Manila Terminal Co. v. Hiponia
REITERATIONFacts
The Antecedents: Plaintiff Manila Terminal Co., Inc. (MTCI) was the contractor and operator of the government arrastre service. Jesus O. Hiponia was a customs broker who was required by MTCI to post arrastre bonds to secure payment of arrastre charges. Hiponia posted three such bonds: two from Philippine Guaranty Co., Inc. (one for P5,000 on March 6, 1947, and another for P10,000 on April 8, 1947) and one from Far Eastern Surety & Insurance Co., Inc. (FESIC) for P5,000 on May 29, 1947. Hiponia failed to pay arrastre charges totaling P11,315.58 for the period March 6, 1947, to December 31, 1947. Philippine Guaranty Co., Inc. paid P8,486.68, and Hiponia paid P50, leaving a balance of P2,778.90. MTCI sought to collect this balance from FESIC primarily, and alternatively from Philippine Guaranty Co., Inc. and Hiponia jointly and severally. Procedural History: Hiponia was declared in default. FESIC and Philippine Guaranty Co., Inc. filed their respective answers after their motions to dismiss were denied. FESIC filed an amended answer with a cross-complaint against Hiponia and Juan C. Capalad, based on an indemnity agreement. Hiponia did not answer the cross-complaint. Capalad answered, alleging he was merely a witness. The trial court rendered judgment ordering Hiponia and FESIC to pay MTCI jointly and severally, and dismissing FESIC's cross-complaint against Capalad. The Petition: The case was elevated to the Court of Appeals, which certified it to the Supreme Court as the issue was purely one of law. The sole question was whether FESIC could be held liable for the P2,778.90 balance, given that it was covered by prior bonds and that the charges had accrued before FESIC executed its bond.
Issue(s)
Whether appellant Far Eastern Surety & Insurance Co., Inc. (FESIC) may be held answerable for the balance of P2,778.90 as part of the arrastre charges which Hiponia failed to pay, under its bond executed on May 29, 1947, when the same can be fully covered by the two bonds previously executed by another surety.

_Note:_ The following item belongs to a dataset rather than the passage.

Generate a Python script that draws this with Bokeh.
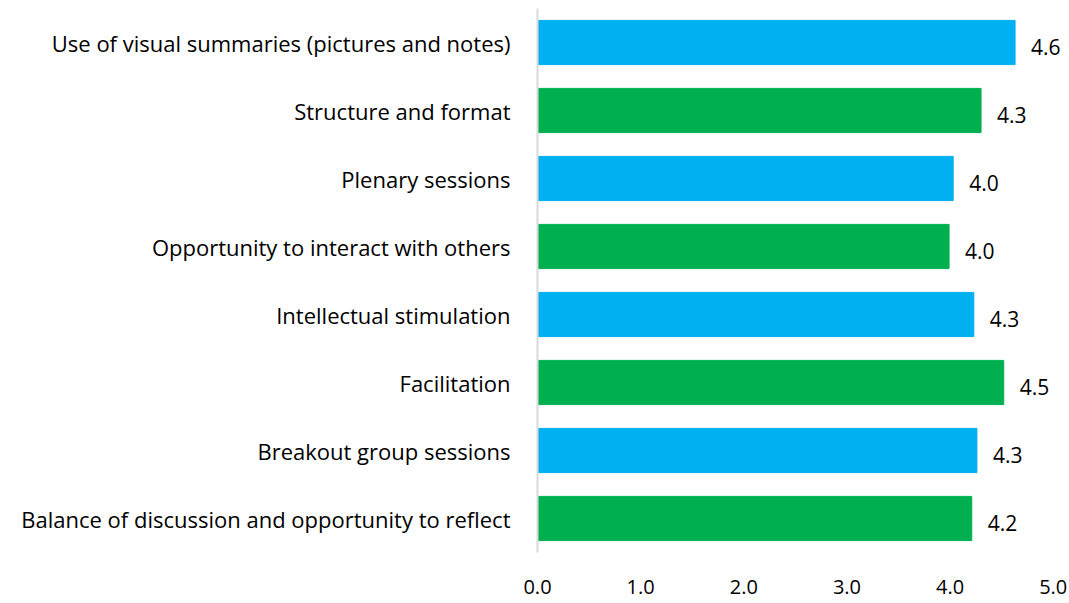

Whether FESIC's bond, executed on May 29, 1947, can be held liable for arrastre charges that had already accrued prior to its execution.
Ruling
The Supreme Court modified the decision of the lower court, dismissing the action against Far Eastern Surety & Insurance Co., Inc. The decision against defendant Jesus O. Hiponia was to stand.
Ratio Decidendi
On the issue of FESIC's liability for the balance of P2,778.90: The Court held that FESIC could not be held liable for the balance. The refusal of FESIC to pay was predicated on two grounds: (1) that it would only be liable after the first two bonds were found insufficient, and (2) that the balance had already accrued when FESIC executed its bond, thus it could not have retroactive effect. The Court found no support for the first ground, as there was nothing in FESIC's bond to infer that its liability was subsidiary to the prior bonds. The Court stated that the undertaking of FESIC appeared to be distinct and separate from that of the other surety and should be considered exclusively according to its own terms and conditions. The lower court's finding that the obligations were separate and independent was affirmed. On the issue of the retroactive effect of FESIC's bond: The Court ruled that FESIC could not be held liable for the arrastre charges that had already accrued when it executed its bond on May 29, 1947. The Court cited the principle that a bond or contract of suretyship is strictly construed and cannot be extended beyond its specified limits; it is not retrospective unless an intent to be so liable is clearly indicated. While the bond stated it would answer for charges that "may have arisen or due," this was qualified by the phrase "on all and every goods, wares and merchandise which may be imported into, or exported from, the Philippine Islands." This qualification gave the connotation that the undertaking only covered charges that might accrue in the future. The Court found the wording of the bond to be ambiguous or equivocal. In such cases, where the intention of the parties is not clearly expressed, a contract of suretyship is strictly construed against the creditor. Therefore, the Court concluded that FESIC was not liable for the payment of the amount claimed.
Main Doctrine
A contract of suretyship is strictly construed and cannot be extended beyond its specified limits. It is not retrospective, and no liability attaches for defaults occurring before it is entered into unless an intent to be so liable is clearly indicated. Ambiguous or equivocal wording in a suretyship contract, when not clearly expressing the intent of the parties, will be construed against the creditor.